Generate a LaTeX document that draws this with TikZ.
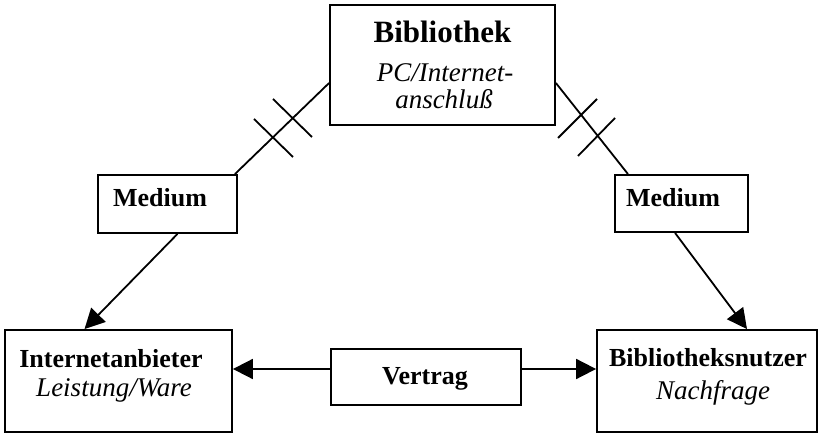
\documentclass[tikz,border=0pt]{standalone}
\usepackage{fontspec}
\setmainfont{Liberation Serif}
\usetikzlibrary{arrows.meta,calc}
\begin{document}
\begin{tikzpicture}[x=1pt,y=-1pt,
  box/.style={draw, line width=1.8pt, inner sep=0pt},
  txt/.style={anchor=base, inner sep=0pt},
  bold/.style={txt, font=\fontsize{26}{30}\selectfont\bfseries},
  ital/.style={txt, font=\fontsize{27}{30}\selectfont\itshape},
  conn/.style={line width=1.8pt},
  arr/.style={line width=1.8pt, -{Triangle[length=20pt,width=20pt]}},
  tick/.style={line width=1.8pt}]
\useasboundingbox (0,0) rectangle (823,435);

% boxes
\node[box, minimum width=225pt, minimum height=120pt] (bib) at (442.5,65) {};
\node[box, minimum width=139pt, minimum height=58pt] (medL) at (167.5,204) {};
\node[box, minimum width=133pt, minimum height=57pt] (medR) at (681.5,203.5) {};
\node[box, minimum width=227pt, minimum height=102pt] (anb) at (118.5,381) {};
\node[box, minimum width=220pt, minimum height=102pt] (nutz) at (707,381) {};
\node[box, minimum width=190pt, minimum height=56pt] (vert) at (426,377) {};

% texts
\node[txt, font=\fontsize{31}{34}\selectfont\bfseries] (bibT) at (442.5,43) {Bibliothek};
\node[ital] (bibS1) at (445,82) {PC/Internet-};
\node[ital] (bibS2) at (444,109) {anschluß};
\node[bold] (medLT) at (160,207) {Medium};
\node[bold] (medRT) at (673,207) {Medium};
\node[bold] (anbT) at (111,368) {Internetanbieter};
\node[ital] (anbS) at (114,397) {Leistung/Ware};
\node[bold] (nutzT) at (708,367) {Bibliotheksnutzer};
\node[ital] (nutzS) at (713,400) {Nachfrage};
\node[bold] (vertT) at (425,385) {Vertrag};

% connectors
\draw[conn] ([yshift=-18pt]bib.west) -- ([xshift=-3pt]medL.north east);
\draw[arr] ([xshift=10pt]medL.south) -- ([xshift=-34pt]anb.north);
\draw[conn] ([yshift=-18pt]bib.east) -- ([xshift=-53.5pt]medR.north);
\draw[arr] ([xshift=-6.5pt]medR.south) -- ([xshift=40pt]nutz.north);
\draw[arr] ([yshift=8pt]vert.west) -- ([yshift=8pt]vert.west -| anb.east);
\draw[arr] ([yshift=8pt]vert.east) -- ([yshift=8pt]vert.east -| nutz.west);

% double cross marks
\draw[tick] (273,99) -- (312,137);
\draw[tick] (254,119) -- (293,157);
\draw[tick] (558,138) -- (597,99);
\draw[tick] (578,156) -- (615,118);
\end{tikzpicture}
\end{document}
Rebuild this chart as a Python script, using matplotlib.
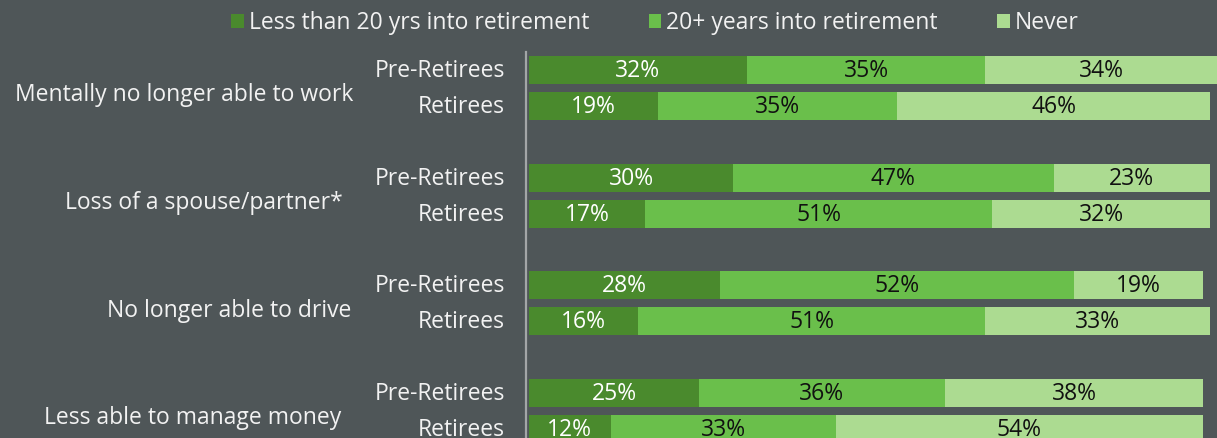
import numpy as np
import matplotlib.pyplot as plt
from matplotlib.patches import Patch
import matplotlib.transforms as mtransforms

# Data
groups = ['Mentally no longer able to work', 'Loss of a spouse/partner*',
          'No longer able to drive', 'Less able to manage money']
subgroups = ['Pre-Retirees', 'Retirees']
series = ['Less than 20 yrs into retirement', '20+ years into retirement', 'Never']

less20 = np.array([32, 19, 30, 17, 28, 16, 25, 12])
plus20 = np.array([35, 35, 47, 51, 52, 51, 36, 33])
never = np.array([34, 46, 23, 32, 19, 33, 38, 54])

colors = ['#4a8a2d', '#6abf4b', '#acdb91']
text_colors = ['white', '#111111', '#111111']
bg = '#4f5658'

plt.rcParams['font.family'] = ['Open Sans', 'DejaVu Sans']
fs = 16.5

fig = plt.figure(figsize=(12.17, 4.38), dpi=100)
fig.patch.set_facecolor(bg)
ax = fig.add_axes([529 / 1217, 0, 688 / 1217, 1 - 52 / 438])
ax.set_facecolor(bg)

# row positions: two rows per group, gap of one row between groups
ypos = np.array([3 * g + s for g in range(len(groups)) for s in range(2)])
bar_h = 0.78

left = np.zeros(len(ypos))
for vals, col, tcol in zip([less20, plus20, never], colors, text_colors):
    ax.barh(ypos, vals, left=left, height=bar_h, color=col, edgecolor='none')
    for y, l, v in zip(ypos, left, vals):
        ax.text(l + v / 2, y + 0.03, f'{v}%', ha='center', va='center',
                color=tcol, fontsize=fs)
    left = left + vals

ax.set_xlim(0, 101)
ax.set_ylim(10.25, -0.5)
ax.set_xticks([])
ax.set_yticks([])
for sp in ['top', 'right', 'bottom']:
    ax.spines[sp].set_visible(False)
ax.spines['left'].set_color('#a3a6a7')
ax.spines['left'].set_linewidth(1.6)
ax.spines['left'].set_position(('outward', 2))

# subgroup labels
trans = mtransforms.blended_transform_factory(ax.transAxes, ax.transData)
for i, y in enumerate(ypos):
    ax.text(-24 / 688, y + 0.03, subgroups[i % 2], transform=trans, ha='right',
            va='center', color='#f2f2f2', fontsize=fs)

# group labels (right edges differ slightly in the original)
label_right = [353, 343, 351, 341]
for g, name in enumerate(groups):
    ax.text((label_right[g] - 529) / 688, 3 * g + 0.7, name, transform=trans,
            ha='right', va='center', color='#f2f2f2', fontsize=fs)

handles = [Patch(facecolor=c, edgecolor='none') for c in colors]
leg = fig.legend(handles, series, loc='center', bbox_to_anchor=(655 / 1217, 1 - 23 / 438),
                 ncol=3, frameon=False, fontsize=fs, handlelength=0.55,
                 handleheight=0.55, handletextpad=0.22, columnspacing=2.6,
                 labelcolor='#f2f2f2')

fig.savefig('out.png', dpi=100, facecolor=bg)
__________
WRITTEN TASK:
Give back exactly the lines from the one that holds "Rebuild this chart" to the one that holds "import matplotlib.transforms as mtransforms", with both ends and without the images.

THE SOLUTION:
Rebuild this chart as a Python script, using matplotlib.
import numpy as np
import matplotlib.pyplot as plt
from matplotlib.patches import Patch
import matplotlib.transforms as mtransforms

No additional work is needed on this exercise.